Ralph Lauren Exposes 140 K Customer Records After Salesforce Compromise
What Happened — In June 2026 the fashion retailer Ralph Lauren was hit by a “pay‑or‑leak” extortion campaign run by the ShinyHunters group. The attackers published hundreds of gigabytes of data they said were stolen from the company’s Salesforce instance, including 140 k unique email addresses, names, phone numbers, genders and age‑group information.
Why It Matters for Compliance & Audit Readiness
- The incident is a textbook example of a third‑party (CRM) breach that SOC 2 vendor‑management controls are designed to detect, document and mitigate.

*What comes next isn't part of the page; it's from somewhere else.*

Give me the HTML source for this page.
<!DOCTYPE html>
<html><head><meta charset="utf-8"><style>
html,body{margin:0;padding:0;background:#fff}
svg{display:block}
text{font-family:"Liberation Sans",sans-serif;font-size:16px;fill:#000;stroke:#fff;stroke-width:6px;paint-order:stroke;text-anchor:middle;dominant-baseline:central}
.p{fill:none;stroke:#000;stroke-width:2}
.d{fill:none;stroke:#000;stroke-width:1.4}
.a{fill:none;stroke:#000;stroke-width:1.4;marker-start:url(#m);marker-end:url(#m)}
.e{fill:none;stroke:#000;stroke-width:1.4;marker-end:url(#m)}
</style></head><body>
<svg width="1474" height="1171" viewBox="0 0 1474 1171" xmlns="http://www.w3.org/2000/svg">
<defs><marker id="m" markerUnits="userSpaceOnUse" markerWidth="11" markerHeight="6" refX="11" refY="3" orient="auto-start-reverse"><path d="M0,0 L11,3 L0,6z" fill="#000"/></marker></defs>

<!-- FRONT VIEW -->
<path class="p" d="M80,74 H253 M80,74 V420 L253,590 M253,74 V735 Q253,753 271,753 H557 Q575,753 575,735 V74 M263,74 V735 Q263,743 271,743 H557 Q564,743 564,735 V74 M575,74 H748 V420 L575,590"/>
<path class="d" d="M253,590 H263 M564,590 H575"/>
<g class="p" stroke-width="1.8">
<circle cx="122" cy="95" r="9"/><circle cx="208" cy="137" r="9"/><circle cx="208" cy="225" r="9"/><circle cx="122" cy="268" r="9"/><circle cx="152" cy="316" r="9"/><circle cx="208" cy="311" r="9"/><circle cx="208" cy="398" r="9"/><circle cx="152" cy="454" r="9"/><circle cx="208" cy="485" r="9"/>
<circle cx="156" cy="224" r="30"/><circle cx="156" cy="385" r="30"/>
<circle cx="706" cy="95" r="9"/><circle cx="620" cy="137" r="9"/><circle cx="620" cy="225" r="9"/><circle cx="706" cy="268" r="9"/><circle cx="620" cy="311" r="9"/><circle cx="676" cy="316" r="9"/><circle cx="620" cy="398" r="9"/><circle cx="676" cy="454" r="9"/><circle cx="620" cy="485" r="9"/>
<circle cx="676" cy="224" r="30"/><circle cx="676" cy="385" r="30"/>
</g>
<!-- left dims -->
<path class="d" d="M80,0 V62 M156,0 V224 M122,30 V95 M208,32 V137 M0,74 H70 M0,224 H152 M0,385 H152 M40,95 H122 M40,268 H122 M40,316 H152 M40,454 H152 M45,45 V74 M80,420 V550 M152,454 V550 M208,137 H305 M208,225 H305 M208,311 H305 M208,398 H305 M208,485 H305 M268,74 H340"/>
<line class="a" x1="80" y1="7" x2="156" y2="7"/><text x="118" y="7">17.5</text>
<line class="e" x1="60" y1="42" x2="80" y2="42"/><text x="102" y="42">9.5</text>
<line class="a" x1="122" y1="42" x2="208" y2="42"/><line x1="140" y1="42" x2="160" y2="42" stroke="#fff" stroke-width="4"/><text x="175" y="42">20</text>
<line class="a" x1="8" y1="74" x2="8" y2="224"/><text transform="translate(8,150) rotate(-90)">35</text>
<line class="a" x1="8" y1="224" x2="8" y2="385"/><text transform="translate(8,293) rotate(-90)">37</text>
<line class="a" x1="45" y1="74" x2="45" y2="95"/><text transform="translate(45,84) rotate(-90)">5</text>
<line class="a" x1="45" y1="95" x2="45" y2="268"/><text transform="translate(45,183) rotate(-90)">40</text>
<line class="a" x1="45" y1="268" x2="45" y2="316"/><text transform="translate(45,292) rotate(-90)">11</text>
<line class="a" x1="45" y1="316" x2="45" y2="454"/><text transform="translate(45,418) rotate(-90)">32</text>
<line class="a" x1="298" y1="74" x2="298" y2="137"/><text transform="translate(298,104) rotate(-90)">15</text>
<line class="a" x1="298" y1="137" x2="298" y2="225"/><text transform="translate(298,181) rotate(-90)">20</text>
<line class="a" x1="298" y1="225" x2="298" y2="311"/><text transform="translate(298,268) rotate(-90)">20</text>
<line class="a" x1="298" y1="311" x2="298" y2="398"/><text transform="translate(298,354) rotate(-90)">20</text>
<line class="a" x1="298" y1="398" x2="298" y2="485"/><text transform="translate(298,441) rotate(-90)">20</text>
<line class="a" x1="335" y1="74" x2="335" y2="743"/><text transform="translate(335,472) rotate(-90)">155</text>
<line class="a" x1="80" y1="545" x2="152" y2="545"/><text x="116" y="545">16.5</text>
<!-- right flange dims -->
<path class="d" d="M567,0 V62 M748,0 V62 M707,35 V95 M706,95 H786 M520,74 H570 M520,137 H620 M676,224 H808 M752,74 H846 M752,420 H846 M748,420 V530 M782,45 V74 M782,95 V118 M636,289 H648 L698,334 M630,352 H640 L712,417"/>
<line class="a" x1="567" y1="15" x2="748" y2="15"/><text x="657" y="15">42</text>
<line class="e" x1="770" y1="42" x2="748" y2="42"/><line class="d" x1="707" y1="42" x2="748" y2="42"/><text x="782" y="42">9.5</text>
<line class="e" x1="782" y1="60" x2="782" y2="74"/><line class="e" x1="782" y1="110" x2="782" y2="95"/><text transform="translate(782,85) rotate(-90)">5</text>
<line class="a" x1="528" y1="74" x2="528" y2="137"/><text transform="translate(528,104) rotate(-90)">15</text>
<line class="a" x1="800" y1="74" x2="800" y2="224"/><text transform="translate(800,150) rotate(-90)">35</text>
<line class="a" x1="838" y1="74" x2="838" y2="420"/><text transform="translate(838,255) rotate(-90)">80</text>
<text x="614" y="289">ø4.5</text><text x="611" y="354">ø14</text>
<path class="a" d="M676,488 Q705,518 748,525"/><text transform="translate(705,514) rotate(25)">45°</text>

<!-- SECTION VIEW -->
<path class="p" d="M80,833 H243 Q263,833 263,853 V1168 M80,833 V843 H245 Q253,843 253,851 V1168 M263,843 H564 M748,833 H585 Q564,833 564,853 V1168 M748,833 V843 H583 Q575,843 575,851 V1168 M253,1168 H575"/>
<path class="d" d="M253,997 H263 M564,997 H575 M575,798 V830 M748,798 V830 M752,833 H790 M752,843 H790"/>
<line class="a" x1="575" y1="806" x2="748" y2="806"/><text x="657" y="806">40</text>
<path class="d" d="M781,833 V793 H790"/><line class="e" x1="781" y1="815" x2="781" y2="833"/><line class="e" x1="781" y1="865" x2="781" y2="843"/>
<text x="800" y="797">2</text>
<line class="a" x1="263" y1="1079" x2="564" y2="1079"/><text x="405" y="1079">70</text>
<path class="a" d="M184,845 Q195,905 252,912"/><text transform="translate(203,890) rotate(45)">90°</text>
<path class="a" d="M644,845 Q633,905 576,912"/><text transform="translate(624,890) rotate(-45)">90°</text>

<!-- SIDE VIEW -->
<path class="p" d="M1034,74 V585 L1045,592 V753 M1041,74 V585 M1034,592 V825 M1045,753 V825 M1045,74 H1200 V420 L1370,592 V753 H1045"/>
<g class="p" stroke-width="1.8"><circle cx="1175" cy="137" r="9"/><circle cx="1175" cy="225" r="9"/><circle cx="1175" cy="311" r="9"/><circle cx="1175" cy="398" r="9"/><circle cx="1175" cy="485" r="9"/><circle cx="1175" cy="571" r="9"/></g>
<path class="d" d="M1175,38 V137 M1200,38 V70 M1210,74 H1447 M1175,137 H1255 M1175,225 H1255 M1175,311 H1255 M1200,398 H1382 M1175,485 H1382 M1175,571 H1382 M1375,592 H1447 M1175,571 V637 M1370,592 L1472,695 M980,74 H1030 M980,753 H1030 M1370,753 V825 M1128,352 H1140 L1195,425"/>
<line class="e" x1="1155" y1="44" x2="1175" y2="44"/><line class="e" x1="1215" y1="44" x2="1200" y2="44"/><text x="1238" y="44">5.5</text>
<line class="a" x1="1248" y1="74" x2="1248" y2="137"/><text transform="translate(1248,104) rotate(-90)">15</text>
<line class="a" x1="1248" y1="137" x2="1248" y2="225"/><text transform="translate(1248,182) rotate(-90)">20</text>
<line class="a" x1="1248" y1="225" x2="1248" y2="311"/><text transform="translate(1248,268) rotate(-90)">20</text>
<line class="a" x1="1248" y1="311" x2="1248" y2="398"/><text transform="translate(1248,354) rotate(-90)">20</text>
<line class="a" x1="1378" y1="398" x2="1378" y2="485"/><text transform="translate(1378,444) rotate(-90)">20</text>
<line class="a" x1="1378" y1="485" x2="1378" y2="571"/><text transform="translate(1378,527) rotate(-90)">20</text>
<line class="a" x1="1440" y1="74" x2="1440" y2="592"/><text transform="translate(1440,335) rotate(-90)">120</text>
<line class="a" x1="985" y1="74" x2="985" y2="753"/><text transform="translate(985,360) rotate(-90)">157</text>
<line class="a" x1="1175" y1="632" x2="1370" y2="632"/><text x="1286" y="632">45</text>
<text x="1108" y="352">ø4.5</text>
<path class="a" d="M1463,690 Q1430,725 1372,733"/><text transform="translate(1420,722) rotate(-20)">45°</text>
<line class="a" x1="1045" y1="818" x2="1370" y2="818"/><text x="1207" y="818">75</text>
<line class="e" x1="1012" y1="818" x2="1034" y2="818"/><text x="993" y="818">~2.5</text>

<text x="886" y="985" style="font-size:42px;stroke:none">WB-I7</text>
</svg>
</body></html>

- Continuous monitoring of third‑party access and evidence collection (login logs, privileged‑account reviews) are required to demonstrate due diligence during a SOC 2 audit.
- Mapping this breach to the SOC 2 “Vendor Management” and “Privacy” criteria provides concrete audit evidence that your organization enforces contractual security requirements and monitors data‑flow to SaaS providers.

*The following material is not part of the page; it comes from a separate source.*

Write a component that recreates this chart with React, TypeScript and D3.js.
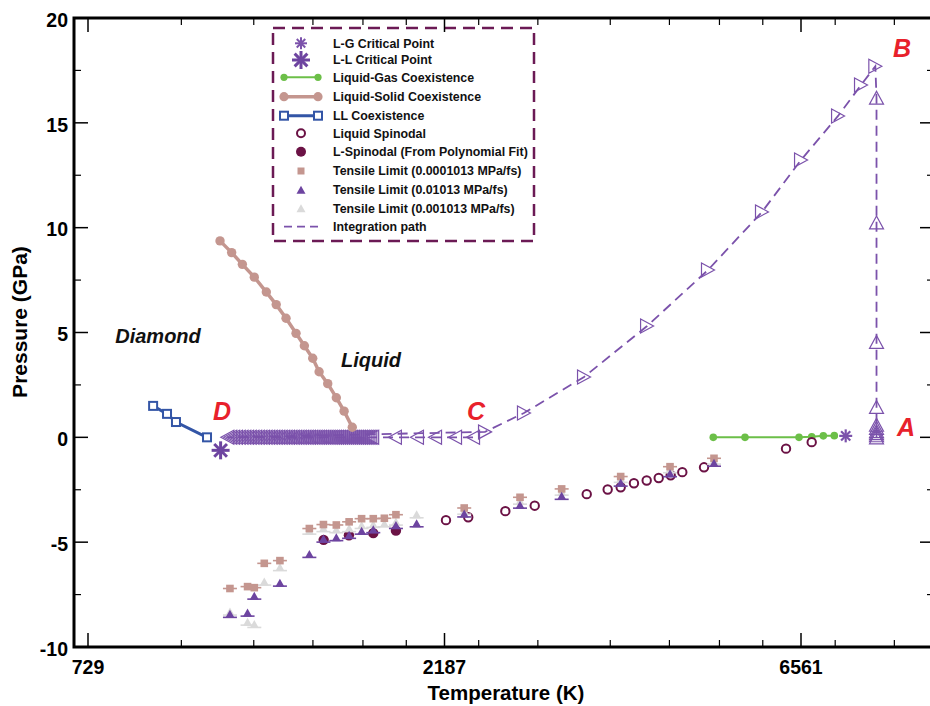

Who Is Affected — Retail & e‑commerce firms that rely on SaaS CRM platforms (e.g., Salesforce) for customer data.
Recommended Actions
- Review and tighten vendor‑management policies: verify that Salesforce contracts include security and breach‑notification clauses aligned with SOC 2.
- Enforce MFA and least‑privilege access for all third‑party integrations; regularly audit privileged‑account activity.
- Implement continuous monitoring of SaaS logins and data‑exfiltration alerts; retain evidence for audit readiness.
Source: Have I Been Pwned – Ralph Lauren breach
Technical Notes
- Attack vector: stolen credentials used to access the Salesforce instance (no public vulnerability disclosed).
- Data types exposed: email addresses, names, phone numbers, gender, age group.